Slalom gigant w Alta Badia: 1. D. Simoncelli (Włochy) 2.33,90; 2. K. Palander (Finlandia) 2.34,93; 3. B. Miller (USA) 2.35,11; 4. M. Blardone (Włochy) 2.35,33; 5. B. Raich (Austria) 2.35,89; 6. T. Grandi (Kanada) 2.36,00; 7. A. Rieder (Włochy) 2.36,12; 8. A. Schieppati (Włochy) 2.36,21; 9. L. Kjus (Norwegia) 2.36,27; 10. J. Chenal (Francja) 2.36,67.

Klasyfikacja generalna: 1. Maier 515 pkt.; 2. Knauss 433; 3. Kjus 393; 4. Walchhofer 376; 5. A. Schifferer (Austria) 349 i Palander 349; 7. Eberharter 342; 8. Miller 337; 9. B. Solbakken (Norwegia) 323; 10. B. Raich (Austria) 319.

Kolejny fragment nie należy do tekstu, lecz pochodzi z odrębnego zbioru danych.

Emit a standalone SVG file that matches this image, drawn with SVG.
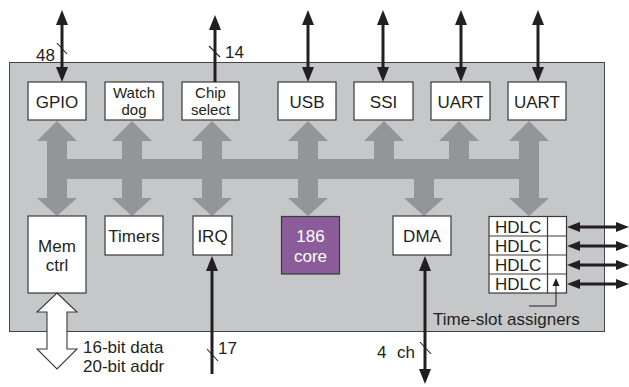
<svg xmlns="http://www.w3.org/2000/svg" xmlns:xlink="http://www.w3.org/1999/xlink" width="629" height="387" viewBox="0 0 629 387">
<style>
text{font-family:"Liberation Sans",Arial,sans-serif;font-size:17px;fill:#231f20}
.c{text-anchor:middle}
.t2{font-size:15px}
.box{fill:#fff;stroke:#3a3a3a;stroke-width:1.2}
.bus{fill:#949599}
.w{stroke:#231f20;stroke-width:3;fill:none}
.wh{stroke:#231f20;stroke-width:3;fill:none}
.tick{stroke:#231f20;stroke-width:1.1}
.core{fill:#8a5c9a;stroke:#3a3a3a;stroke-width:1.2}
</style>
<defs>
<marker id="ah" markerUnits="userSpaceOnUse" markerWidth="16" markerHeight="14" viewBox="0 0 16 14" refX="5" refY="6" orient="auto-start-reverse"><path d="M0,0 L15,6 L0,12 z" fill="#231f20"/></marker>
<marker id="ahs" markerUnits="userSpaceOnUse" markerWidth="14" markerHeight="12" viewBox="0 0 14 12" refX="4" refY="5" orient="auto-start-reverse"><path d="M0,0 L13,5 L0,10 z" fill="#231f20"/></marker>
<path id="up" class="bus" d="M0,121 L20,141 L10,141 L10,160 L-10,160 L-10,141 L-20,141 z"/>
<path id="dn" class="bus" d="M-10,178 L10,178 L10,198 L20,198 L0,216 L-20,198 L-10,198 z"/>
</defs>
<rect x="9.5" y="62.5" width="595" height="269" fill="#c6c7c9" stroke="#444" stroke-width="1"/>
<g id="bus">
<rect class="bus" x="47" y="159" width="492" height="20"/>
<use href="#up" x="57"/><use href="#dn" x="57"/>
<use href="#up" x="132"/><use href="#dn" x="132"/>
<use href="#up" x="212"/><use href="#dn" x="212"/>
<use href="#up" x="308"/><use href="#dn" x="308"/>
<use href="#up" x="384"/>
<use href="#up" x="459"/>
<use href="#dn" x="424"/>
<use href="#up" x="529"/><use href="#dn" x="529"/>
</g>
<g id="gpio"><rect class="box" x="28" y="82" width="58" height="38"/><text class="c" x="57" y="108">GPIO</text></g>
<g id="watchdog"><rect class="box" x="105" y="82" width="58" height="38"/><text class="c t2" x="134" y="98">Watch</text><text class="c t2" x="134" y="115">dog</text></g>
<g id="chipselect"><rect class="box" x="182" y="82" width="57" height="38"/><text class="c t2" x="210.5" y="98">Chip</text><text class="c t2" x="210.5" y="115">select</text></g>
<g id="usb"><rect class="box" x="278" y="82" width="58" height="38"/><text class="c" x="307" y="108">USB</text></g>
<g id="ssi"><rect class="box" x="354" y="82" width="59" height="38"/><text class="c" x="383.5" y="108">SSI</text></g>
<g id="uart1"><rect class="box" x="431" y="82" width="59" height="38"/><text class="c" x="460.5" y="108">UART</text></g>
<g id="uart2"><rect class="box" x="508" y="82" width="58" height="38"/><text class="c" x="537" y="108">UART</text></g>
<g id="memctrl"><rect class="box" x="28" y="216" width="58" height="77"/><text class="c" x="57" y="252">Mem</text><text class="c" x="57" y="271">ctrl</text></g>
<g id="timers"><rect class="box" x="105" y="216" width="58" height="39"/><text class="c" x="134" y="242">Timers</text></g>
<g id="irq"><rect class="box" x="193" y="216" width="39" height="39"/><text class="c" x="212.5" y="242">IRQ</text></g>
<g id="core186"><rect class="core" x="281.5" y="216.5" width="58" height="57.5"/><text class="c" x="310.5" y="242" style="fill:#fff">186</text><text class="c" x="310.5" y="262" style="fill:#fff">core</text></g>
<g id="dma"><rect class="box" x="393" y="216" width="58" height="39"/><text class="c" x="422" y="242">DMA</text></g>
<g id="hdlc">
<rect class="box" x="489" y="216.5" width="77.5" height="76.5"/>
<path d="M489,236 H566.5 M489,255 H566.5 M489,274 H566.5 M547.5,216.5 V293" stroke="#3a3a3a" stroke-width="1.2"/>
<text x="495" y="233">HDLC</text>
<text x="495" y="252">HDLC</text>
<text x="495" y="271">HDLC</text>
<text x="495" y="290">HDLC</text>
</g>
<g id="connectors">
<line class="w" x1="62" y1="20" x2="62" y2="72" marker-start="url(#ah)" marker-end="url(#ah)"/>
<line class="w" x1="215" y1="82" x2="215" y2="25" marker-end="url(#ah)"/>
<line class="w" x1="308" y1="20" x2="308" y2="72" marker-start="url(#ah)" marker-end="url(#ah)"/>
<line class="w" x1="383" y1="20" x2="383" y2="72" marker-start="url(#ah)" marker-end="url(#ah)"/>
<line class="w" x1="461" y1="20" x2="461" y2="72" marker-start="url(#ah)" marker-end="url(#ah)"/>
<line class="w" x1="538" y1="20" x2="538" y2="72" marker-start="url(#ah)" marker-end="url(#ah)"/>
<line class="w" x1="212" y1="374" x2="212" y2="266" marker-end="url(#ah)"/>
<line class="w" x1="425" y1="266" x2="425" y2="374" marker-start="url(#ah)" marker-end="url(#ah)"/>
<line class="wh" x1="576" y1="227" x2="620" y2="227" marker-start="url(#ahs)" marker-end="url(#ahs)"/>
<line class="wh" x1="576" y1="246" x2="620" y2="246" marker-start="url(#ahs)" marker-end="url(#ahs)"/>
<line class="wh" x1="576" y1="265" x2="620" y2="265" marker-start="url(#ahs)" marker-end="url(#ahs)"/>
<line class="wh" x1="576" y1="284" x2="620" y2="284" marker-start="url(#ahs)" marker-end="url(#ahs)"/>
<path d="M57,293 L77,312 L67,312 L67,349 L77,349 L57,369 L37,349 L47,349 L47,312 L37,312 z" fill="#fff" stroke="#3a3a3a" stroke-width="1.1"/>
<line class="tick" x1="57" y1="43" x2="67" y2="54"/>
<line class="tick" x1="209" y1="46" x2="220" y2="57"/>
<line class="tick" x1="207" y1="349" x2="218" y2="361"/>
<line class="tick" x1="420" y1="342" x2="431" y2="354"/>
<polyline points="529,306 556,306 556,285" fill="none" stroke="#231f20" stroke-width="1"/>
<polygon points="556,278 552.5,286 559.5,286" fill="#231f20"/>
</g>
<g id="labels">
<text x="36" y="61">48</text>
<text x="225" y="58">14</text>
<text x="218" y="354">17</text>
<text x="377" y="358">4<tspan x="397">ch</tspan></text>
<text x="83" y="353">16-bit data</text>
<text x="83" y="372">20-bit addr</text>
<text x="433" y="325">Time-slot assigners</text>
</g>
</svg>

Zjazd kobiet w Sankt Moritz: 1. R. Goetschl (Austria) 1.39,78; 2. H. Gerg (Niemcy) 1.39,95; 3. M. Riesch (Niemcy) 1.39,97; 4. N. Styger (Szwajcaria) 1.40,00; 5. J. Mendes (USA) 1.40,24; 6. M. Schild (Szwajcaria) 1.40,38; 7. C. Montillet (Francuz) 1.40,43; 8. M. Dorfmeister (Austria) 1.40,49; 9. S. Berthod (Szwajcaria) 1.40,57; 10. T. Schneider (Austria) 1.40,60.

Klasyfikacja generalna: 1. A. Paerson (Szwecja) 510 pkt.; 2. N. Hosp (Austria) 320; 3. Goetschl 306; 4. C. Montillet (Francja) 302; 5. M. Ertl (Niemcy) 272; 6. Gerg 265.